__The problem__.
Set down, exactly as they appear, the lines from the line holding "Write the Plotly code for this chart." through the line holding "import plotly.graph_objects as go", inclusive; output nothing outside that range.

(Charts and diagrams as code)

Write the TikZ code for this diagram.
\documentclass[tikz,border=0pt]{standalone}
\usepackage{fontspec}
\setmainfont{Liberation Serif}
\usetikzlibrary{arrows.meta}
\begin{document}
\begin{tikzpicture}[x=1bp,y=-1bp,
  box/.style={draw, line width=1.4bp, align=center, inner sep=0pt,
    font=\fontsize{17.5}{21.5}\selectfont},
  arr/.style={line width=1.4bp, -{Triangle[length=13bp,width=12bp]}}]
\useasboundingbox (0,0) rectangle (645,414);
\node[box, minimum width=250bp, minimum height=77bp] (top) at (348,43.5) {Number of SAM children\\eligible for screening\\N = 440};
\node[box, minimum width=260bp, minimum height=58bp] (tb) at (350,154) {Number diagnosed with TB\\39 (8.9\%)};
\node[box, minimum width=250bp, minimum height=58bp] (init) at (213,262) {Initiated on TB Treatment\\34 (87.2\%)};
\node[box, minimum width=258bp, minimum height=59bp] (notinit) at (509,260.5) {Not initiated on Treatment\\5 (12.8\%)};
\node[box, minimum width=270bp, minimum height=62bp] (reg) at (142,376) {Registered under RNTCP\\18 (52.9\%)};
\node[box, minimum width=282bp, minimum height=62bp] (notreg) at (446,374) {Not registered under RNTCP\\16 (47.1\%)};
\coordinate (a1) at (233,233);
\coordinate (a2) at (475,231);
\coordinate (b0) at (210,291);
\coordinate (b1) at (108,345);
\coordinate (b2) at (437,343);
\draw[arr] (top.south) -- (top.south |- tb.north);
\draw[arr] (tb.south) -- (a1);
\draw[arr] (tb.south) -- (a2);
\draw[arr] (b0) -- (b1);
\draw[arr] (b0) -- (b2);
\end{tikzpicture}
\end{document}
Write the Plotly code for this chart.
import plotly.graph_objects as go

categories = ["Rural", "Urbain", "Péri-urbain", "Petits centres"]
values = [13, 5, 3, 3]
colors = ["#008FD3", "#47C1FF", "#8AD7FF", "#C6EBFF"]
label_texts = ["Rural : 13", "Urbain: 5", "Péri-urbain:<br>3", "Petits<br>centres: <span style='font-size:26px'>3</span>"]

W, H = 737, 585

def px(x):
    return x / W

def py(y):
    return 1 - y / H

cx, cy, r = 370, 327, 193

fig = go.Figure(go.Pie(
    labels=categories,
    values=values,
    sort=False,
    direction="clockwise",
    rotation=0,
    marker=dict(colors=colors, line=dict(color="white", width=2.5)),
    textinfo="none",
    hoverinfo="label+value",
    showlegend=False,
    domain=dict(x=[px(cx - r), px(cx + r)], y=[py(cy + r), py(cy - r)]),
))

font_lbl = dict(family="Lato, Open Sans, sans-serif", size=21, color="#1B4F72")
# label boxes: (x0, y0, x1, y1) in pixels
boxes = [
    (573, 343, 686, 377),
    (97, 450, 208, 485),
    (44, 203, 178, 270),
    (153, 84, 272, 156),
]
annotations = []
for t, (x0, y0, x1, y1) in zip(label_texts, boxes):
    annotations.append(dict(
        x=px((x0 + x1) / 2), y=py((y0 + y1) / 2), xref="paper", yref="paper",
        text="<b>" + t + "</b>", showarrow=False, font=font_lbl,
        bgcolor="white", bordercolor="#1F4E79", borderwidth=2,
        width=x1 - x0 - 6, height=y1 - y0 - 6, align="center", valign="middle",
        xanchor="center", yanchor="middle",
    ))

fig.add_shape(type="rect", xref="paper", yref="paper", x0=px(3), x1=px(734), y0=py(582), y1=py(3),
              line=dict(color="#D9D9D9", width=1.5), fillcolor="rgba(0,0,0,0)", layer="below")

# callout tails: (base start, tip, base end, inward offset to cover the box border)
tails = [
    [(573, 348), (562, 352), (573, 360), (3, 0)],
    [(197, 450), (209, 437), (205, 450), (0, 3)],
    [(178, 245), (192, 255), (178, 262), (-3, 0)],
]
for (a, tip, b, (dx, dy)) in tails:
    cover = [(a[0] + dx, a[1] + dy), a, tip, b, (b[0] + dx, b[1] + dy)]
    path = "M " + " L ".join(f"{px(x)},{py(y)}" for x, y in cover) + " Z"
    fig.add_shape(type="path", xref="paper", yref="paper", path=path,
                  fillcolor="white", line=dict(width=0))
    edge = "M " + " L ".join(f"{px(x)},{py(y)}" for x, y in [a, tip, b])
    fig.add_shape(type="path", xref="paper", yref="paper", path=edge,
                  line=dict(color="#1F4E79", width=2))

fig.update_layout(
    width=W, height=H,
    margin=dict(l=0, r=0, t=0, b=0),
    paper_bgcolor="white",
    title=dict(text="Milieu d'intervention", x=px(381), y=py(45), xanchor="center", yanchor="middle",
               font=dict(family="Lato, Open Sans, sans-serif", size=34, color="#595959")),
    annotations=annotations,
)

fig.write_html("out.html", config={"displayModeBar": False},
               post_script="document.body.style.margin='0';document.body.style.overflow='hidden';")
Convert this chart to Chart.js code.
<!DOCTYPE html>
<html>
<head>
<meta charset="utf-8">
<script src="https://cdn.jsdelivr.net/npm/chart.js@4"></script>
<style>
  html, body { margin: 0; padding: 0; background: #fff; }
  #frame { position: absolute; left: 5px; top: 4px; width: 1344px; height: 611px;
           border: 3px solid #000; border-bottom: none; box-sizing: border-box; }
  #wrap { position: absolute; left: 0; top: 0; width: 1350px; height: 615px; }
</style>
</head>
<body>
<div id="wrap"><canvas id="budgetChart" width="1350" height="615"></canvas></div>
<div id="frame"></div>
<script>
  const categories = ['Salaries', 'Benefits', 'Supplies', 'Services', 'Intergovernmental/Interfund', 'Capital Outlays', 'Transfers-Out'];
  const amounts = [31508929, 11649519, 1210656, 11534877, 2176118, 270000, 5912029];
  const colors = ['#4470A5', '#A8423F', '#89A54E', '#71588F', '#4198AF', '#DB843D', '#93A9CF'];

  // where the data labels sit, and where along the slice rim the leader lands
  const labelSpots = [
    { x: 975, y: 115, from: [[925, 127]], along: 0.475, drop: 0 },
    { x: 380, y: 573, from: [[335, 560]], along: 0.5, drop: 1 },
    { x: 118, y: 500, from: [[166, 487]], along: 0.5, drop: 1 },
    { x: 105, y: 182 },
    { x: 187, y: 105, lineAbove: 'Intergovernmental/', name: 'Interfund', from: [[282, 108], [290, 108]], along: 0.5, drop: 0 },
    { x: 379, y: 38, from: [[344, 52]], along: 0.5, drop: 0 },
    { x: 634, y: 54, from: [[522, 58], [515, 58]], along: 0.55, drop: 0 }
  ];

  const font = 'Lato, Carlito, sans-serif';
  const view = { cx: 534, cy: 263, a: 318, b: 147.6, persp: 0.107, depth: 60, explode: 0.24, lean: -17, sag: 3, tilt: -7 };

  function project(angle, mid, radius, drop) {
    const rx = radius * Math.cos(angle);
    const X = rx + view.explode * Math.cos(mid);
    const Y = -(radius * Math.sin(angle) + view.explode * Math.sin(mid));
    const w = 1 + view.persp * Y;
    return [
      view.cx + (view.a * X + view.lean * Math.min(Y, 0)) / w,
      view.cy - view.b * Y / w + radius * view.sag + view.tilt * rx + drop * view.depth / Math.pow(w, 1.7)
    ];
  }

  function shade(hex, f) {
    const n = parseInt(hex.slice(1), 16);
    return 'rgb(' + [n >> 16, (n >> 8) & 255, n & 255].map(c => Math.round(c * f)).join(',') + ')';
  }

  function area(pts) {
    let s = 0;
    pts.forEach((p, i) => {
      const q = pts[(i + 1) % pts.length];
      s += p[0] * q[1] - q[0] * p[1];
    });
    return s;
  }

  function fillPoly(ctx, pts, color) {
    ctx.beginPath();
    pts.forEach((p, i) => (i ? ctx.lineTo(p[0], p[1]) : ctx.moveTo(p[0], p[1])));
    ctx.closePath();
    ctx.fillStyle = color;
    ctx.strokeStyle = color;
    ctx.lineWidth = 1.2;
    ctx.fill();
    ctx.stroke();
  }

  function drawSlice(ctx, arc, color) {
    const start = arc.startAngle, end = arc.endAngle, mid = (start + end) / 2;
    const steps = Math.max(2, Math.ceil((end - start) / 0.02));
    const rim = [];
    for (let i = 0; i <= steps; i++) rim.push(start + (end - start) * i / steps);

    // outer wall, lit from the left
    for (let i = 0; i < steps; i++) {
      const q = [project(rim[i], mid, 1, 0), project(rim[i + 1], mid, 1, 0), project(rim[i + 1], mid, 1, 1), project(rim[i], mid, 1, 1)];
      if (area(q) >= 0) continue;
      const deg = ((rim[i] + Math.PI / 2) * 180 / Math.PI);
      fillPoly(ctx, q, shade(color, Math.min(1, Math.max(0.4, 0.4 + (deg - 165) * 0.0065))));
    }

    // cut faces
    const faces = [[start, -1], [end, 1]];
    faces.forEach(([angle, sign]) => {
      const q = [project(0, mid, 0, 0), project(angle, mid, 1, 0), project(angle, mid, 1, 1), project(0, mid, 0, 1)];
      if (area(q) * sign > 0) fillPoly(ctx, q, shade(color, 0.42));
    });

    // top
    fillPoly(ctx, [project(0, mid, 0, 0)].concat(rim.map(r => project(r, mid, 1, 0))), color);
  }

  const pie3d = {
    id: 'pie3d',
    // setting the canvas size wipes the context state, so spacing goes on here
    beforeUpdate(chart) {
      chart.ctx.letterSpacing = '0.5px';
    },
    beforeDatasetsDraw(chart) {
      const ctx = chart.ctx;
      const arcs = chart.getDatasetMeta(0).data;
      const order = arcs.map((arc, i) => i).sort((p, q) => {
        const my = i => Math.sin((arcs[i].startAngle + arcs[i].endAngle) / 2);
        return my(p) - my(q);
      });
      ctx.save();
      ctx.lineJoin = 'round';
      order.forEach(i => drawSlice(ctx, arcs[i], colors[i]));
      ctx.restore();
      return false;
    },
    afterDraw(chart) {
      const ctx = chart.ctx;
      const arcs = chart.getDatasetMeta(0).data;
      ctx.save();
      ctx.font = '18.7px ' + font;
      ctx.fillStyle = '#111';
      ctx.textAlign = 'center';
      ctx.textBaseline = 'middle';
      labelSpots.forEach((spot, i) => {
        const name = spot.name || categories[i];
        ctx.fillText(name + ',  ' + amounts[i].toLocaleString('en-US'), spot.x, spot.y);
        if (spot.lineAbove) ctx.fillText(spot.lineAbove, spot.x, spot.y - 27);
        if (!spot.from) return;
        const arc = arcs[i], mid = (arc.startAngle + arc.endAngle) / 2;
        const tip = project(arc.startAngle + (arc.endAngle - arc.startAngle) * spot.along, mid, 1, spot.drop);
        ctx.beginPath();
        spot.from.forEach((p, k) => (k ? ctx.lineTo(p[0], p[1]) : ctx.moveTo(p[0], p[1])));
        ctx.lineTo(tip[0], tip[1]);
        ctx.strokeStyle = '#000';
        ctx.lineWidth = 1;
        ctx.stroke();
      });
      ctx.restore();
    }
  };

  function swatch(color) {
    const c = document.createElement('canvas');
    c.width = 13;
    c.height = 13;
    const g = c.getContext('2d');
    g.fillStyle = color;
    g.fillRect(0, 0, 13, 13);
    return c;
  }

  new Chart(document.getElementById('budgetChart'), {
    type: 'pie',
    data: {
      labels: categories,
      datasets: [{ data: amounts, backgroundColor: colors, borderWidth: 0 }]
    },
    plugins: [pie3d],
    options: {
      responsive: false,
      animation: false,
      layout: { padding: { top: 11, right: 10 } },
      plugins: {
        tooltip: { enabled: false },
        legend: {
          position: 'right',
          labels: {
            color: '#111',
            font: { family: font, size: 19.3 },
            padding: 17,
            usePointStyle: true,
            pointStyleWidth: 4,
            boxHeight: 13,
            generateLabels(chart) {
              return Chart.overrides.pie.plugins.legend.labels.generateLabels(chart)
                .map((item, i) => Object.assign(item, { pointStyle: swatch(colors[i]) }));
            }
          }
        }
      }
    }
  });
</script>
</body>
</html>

__Reply to the exercise__.
Write the Plotly code for this chart.
import plotly.graph_objects as go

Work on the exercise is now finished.